TVT :- You have said that one of the purposes of this film is to inject positive thinking in the country” 

Jackson :
When we analyze history we can see the negative attitude and backwardness which were there during the Gampola and Kotte Kingdom eras and this became worse after subjugation by foreign powers—a fact which even films depicted. Over the past 50 years of cinema there were over 1050 films. But only six films were based on history. They were Ashokamala (1947) Sirisangabo (1952), Sandeshaya (1960), Sigiri Kashyapa (1966), Weera Puran Appu (1978), and Weera Maddumabandara (1984). But even these films were tragedies or stories about tragic heroes. But there were important eras in our history which we have never highlighted.

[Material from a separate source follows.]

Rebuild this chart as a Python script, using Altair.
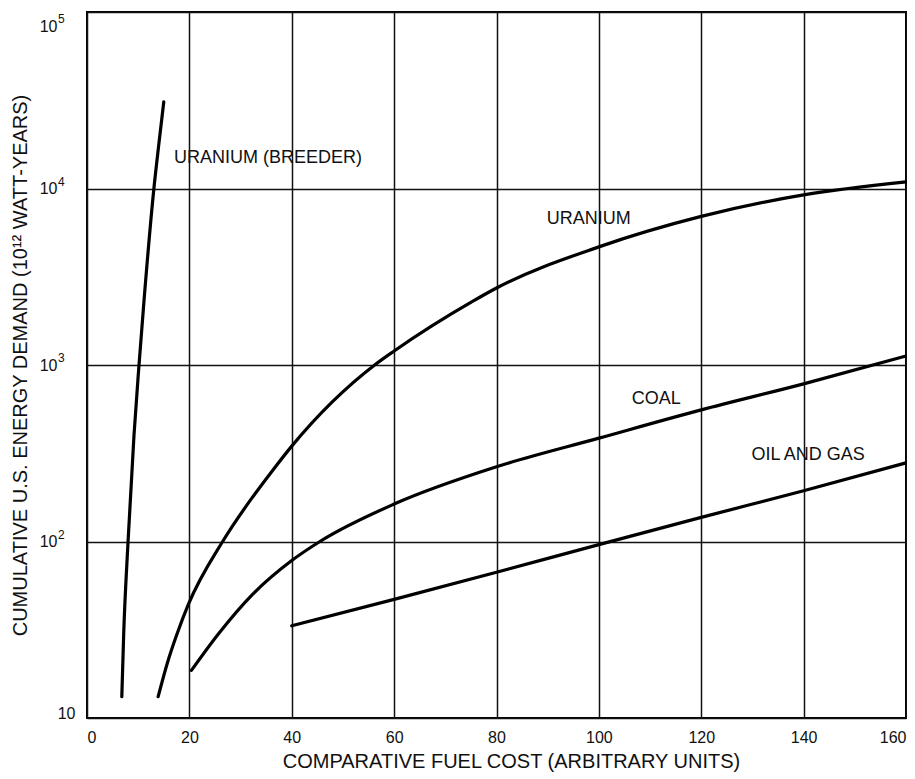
import altair as alt
import pandas as pd

# ---- data ----
breeder_x = [6.8, 7.17, 8.02, 9.18, 10.16, 11.13, 13.07, 14.04, 15.0]
breeder_y = [13.2, 30, 100, 400, 1000, 2300, 10000, 17900, 31000]

uranium_x = [13.9, 15.7, 17.6, 19.8, 26.5, 32.2, 36.0, 40, 56.2, 60, 75.4, 80, 100, 120, 140, 160]
uranium_y = [13.2, 20.5, 30, 44, 100, 176, 247, 347, 1000, 1200, 2300, 2730, 4670, 6950, 9200, 10900]

coal_x = [20.4, 25.7, 32.3, 40, 45.5, 60, 80, 100, 120, 140, 160]
coal_y = [18.6, 30, 50, 78, 100, 163, 265, 385, 557, 782, 1125]

oil_x = [40, 60, 80, 100, 120, 140, 160]
oil_y = [33.3, 47, 67, 96, 137, 194, 279]

label_text = ["URANIUM (BREEDER)", "URANIUM", "COAL", "OIL AND GAS"]
label_x = [17, 89.8, 106.4, 129.8]
label_y = [14900, 6760, 644, 310]

x_ticks = [0, 20, 40, 60, 80, 100, 120, 140, 160]
y_ticks = [10, 100, 1000, 10000, 100000]
exp_values = [100, 1000, 10000]
exp_text = ["2", "3", "4"]
top_exp_value = [100000]
top_exp_text = ["5"]

# ---- build tables ----
rows = []
for name, xs, ys in [("breeder", breeder_x, breeder_y), ("uranium", uranium_x, uranium_y),
                     ("coal", coal_x, coal_y), ("oil", oil_x, oil_y)]:
    for i, (a, b) in enumerate(zip(xs, ys)):
        rows.append({"series": name, "order": i, "x": a, "y": b})
df = pd.DataFrame(rows)
labels = pd.DataFrame({"text": label_text, "x": label_x, "y": label_y})
exps = pd.DataFrame({"v": exp_values, "t": exp_text})
top_exp = pd.DataFrame({"v": top_exp_value, "t": top_exp_text})

FONT = "Liberation Sans"
INK = "#111"

x_scale = alt.Scale(domain=[0, 160], nice=False, zero=False)
y_scale = alt.Scale(type="log", domain=[10, 100000], nice=False)

x_axis = alt.Axis(values=x_ticks, grid=True, ticks=False, domain=False, labelFlush=True,
                  labelFontSize=16, labelFont=FONT, labelColor=INK, labelPadding=11,
                  title="COMPARATIVE FUEL COST (ARBITRARY UNITS)", titleFont=FONT,
                  titleFontSize=20, titleFontWeight="normal", titleColor=INK,
                  titleX=424, titleY=43, titleBaseline="middle", titleAlign="center",
                  gridColor=INK, gridWidth=1.5, gridOpacity=1)

y_axis = alt.Axis(values=y_ticks, grid=True, ticks=False, domain=False, labelExpr="'10'",
                  labelFontSize=16, labelFont=FONT, labelColor=INK,
                  labelPadding={"condition": {"test": "datum.value <= 10", "value": 12},
                                "value": 30},
                  labelBaseline="middle",
                  labelOffset={"condition": [{"test": "datum.value <= 10", "value": -5},
                                             {"test": "datum.value >= 100000", "value": 14}],
                               "value": 0},
                  title="CUMULATIVE U.S. ENERGY DEMAND (10\u00b9\u00b2 WATT-YEARS)", titleFont=FONT,
                  titleFontSize=20, titleFontWeight="normal", titleColor=INK,
                  titleX=-67, titleY=353, titleAngle=270, titleBaseline="middle",
                  titleAlign="center",
                  gridColor=INK, gridWidth=1.5, gridOpacity=1)

lines = alt.Chart(df).mark_line(color="black", strokeWidth=3.2, interpolate="monotone",
                                strokeCap="round").encode(
    x=alt.X("x:Q", scale=x_scale, axis=x_axis),
    y=alt.Y("y:Q", scale=y_scale, axis=y_axis),
    detail="series:N",
    order="order:Q",
)

texts = alt.Chart(labels).mark_text(align="left", baseline="middle", font=FONT,
                                    fontSize=18, color=INK).encode(
    x=alt.X("x:Q", scale=x_scale),
    y=alt.Y("y:Q", scale=y_scale),
    text="text:N",
)

exp_layer = alt.Chart(exps).mark_text(align="left", baseline="middle", font=FONT,
                                      fontSize=12, color=INK, dx=-29, dy=-7).encode(
    x=alt.value(0),
    y=alt.Y("v:Q", scale=y_scale),
    text="t:N",
)

top_exp_layer = alt.Chart(top_exp).mark_text(align="left", baseline="middle", font=FONT,
                                             fontSize=12, color=INK, dx=-29, dy=7).encode(
    x=alt.value(0),
    y=alt.Y("v:Q", scale=y_scale),
    text="t:N",
)

chart = alt.layer(lines, texts, exp_layer, top_exp_layer).properties(
    width=819, height=706,
    autosize=alt.AutoSizeParams(type="none"),
    padding={"left": 79, "top": 4, "right": 1, "bottom": 55},
    background="white",
).configure_view(stroke="black", strokeWidth=2)

chart.save("out.html", embed_options={"renderer": "svg", "actions": False})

TVT : you think that this type of film would bring back the audience to cinema?

Jackson :
Bringing the filmgoers back to the cinemas is a problem that the film industry in any part of the world is facing, If we do a good piece of work there is always an audience ready to watch.

In addition to this, the division between artistic films and commercial films also has affected the audience. There is a belief that artistic films are not commercially successful and commercial films are not artistically rich. This is a misguided idea. In the whole world it is only in Sri Lanka that cinema is divided as artistic and commercial. In addition there was a separate circuit also created for different films.

Take for example Suriya Arana. It was box office hit which people watched several times. It was a beautiful film. I believe that the people are more educated and have an artistic taste to decide what is good and what is bad.